The 4 bytes that are considered "end" are 16 bytes after tmp, which are 4 bytes before tmp2. They are tmp2's header - why does a call to free() on tmp affect this place in memory?
I have tried the same example using new [] and delete [] to create/delete tmp and tmp2 and the same results occur.
Any information or help in understanding why this particular place in memory is being affected would be much appreciated.
You will have to ask your libc implementation why it changes. In any case, why does it matter? This is a memory area that libc has not allocated to you, and may be using to maintain its own data structures or consistency checks, or may not be using at all.
Basically you are looking at memory you didn't allocate. You can't make any supposition on what happens to the memory outside what you requested (ie the 16 bytes you allocated). There is nothing abnormal going on.

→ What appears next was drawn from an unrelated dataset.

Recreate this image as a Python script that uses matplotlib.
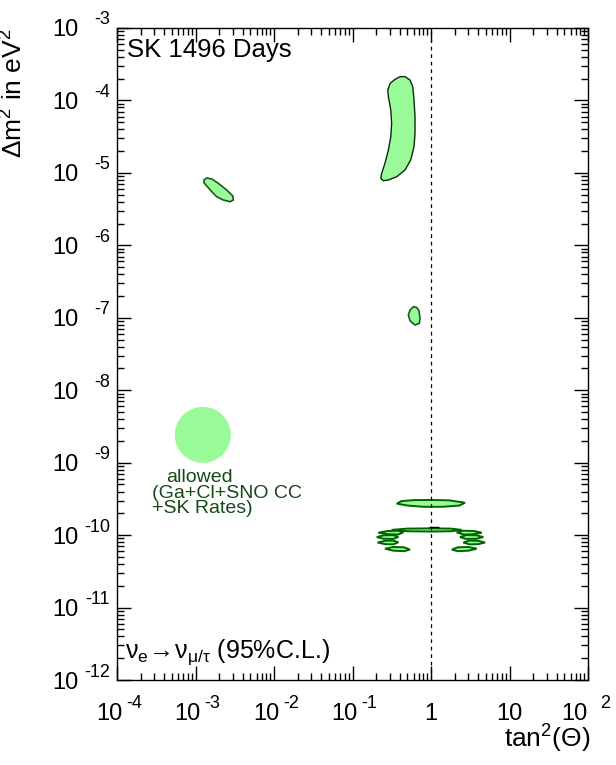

The runtime and compilers are free to do whatever they want to do with them so you should not use them in your programs. The runtime probably change the values of those bytes to keep track of its internal state.
Deallocating memory is very unlikely to crash a program. On the other hand, accessing memory you have deallocated like in your sample is big programming mistake that is likely to do so.
A good way to avoid this is to set any pointers you free to NULL. Doing so you'll force your program to crash when accessing freed variables.
It's possible that the act of removing an allocated element from the heap modifies other heap nodes, or that the implementation reserves one or more bytes of headers for use as guard bytes from previous allocations.
The memory manager must remember for example what is the size of the memory block that has been allocated with malloc. There are different ways, but probably the simplest one is to just allocate 4 bytes more than the size requested in the call and store the size value just before the pointer returned to the caller.
The implementation of free can then subtract 4 bytes from the passed pointer to get a pointer to where the size has been stored and then can link the block (for example) to a list of free reusable blocks of that size (may be using again those 4 bytes to store the link to next block).
You are not supposed to change or even look at bytes before/after the area you have allocated. The result of accessing, even just for reading, memory that you didn't allocate is Undefined Behavior (and yes, you really can get a program to really crash or behave crazily just because of reading memory that wasn't allocated).